Un autre moyen de décarboner le mix énergétique des bâtiments consiste à récupérer et redistribuer la chaleur résiduelle. La chaleur excédentaire provenant des usines de traitement des déchets urbains, des centres de données, des tunnels du métro, des sites industriels, des électrolyseurs ou des centrales nucléaires sera plus largement captée et redistribuée par l'intermédiaire de réseaux de chauffage urbain. Rendus possibles par l’adoption de la technologie des pompes à chaleur, les réseaux d’anergie devraient également gagner en importance. Ces réseaux transfèrent l'énergie thermique entre les bâtiments à température ambiante (10-25°C [50-77°F]), réduisant ainsi les pertes de chaleur.
Les pompes à chaleur et l'utilisation de la chaleur perdue favoriseront également l'adoption d'unités de stockage thermique (ou batteries thermiques), qui constituent un moyen efficace d'équilibrer l'alimentation en énergie et la demande. Les pompes à chaleur peuvent convertir en énergie thermique le surplus d'électricité provenant de sources renouvelables telles que l'énergie éolienne ou l'énergie solaire photovoltaïque, lorsque la puissance électrique est abondante et que les prix de l'électricité sont bas (10). La chaleur perdue des processus industriels ou des datacenters peut être stockée en vue d'une consommation ultérieure, évitant ainsi que l'énergie ne se dissipe dans l'environnement sans avoir été utilisée. Le stockage de l'énergie thermique est également extrêmement efficace et atteint un rendement situé entre 90 et 98 % pour le stockage sur plusieurs jours et de 70 à 80 % pour le stockage saisonnier.

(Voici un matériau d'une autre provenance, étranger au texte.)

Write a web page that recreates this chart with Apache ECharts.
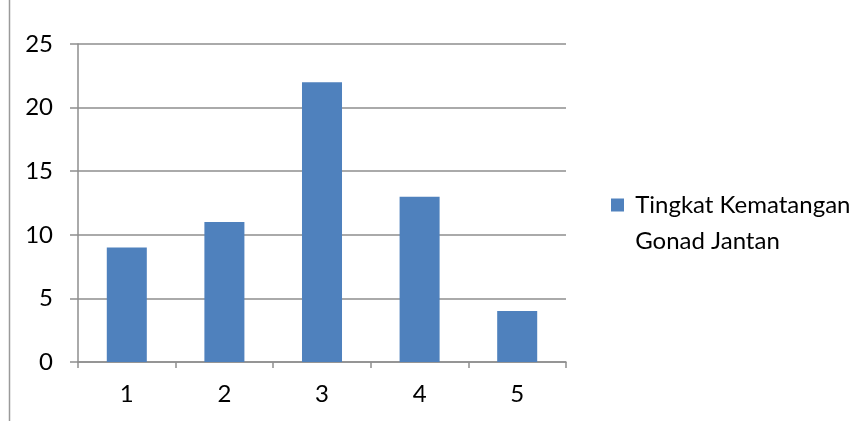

Cependant, l'un des moyens les plus efficaces et les plus rentables afin de réduire l'intensité énergétique des bâtiments est d'appliquer plus largement des Building Automation and Control Systems (Systèmes d'automatisation et de contrôle des bâtiments, BACS). Cela vaut en particulier pour le parc immobilier, dont la plus grande partie a besoin d'être modernisée. Par exemple, dans l'UE, 97 % des bâtiments sont considérés comme inefficaces sur le plan énergétique (12). La norme ISO 52120-1 souligne que la mise à niveau des BACS standards (classe C) vers des BACS à haute performance énergétique (classe A) peut permettre des économies d'énergie pouvant atteindre 40 %. Ces retrofits n'impliquent souvent que des modifications de faible envergure, comme l'ajout de vannes d'équilibrage hydrauliques dynamiques, de systèmes de flux d'eau variable, de flux d'air à la demande ou de régulateurs d'ambiance proportionnels avec détection d'occupation. Compte tenu de son impact élevé et de son faible coût, l'adoption de BACS avancés devrait s'accélérer, d'autant plus que le taux actuel de modernisation de 1 % par an est inférieur au 2,5 % nécessaires pour parvenir à une consommation nette nulle d'ici à 2050 (13).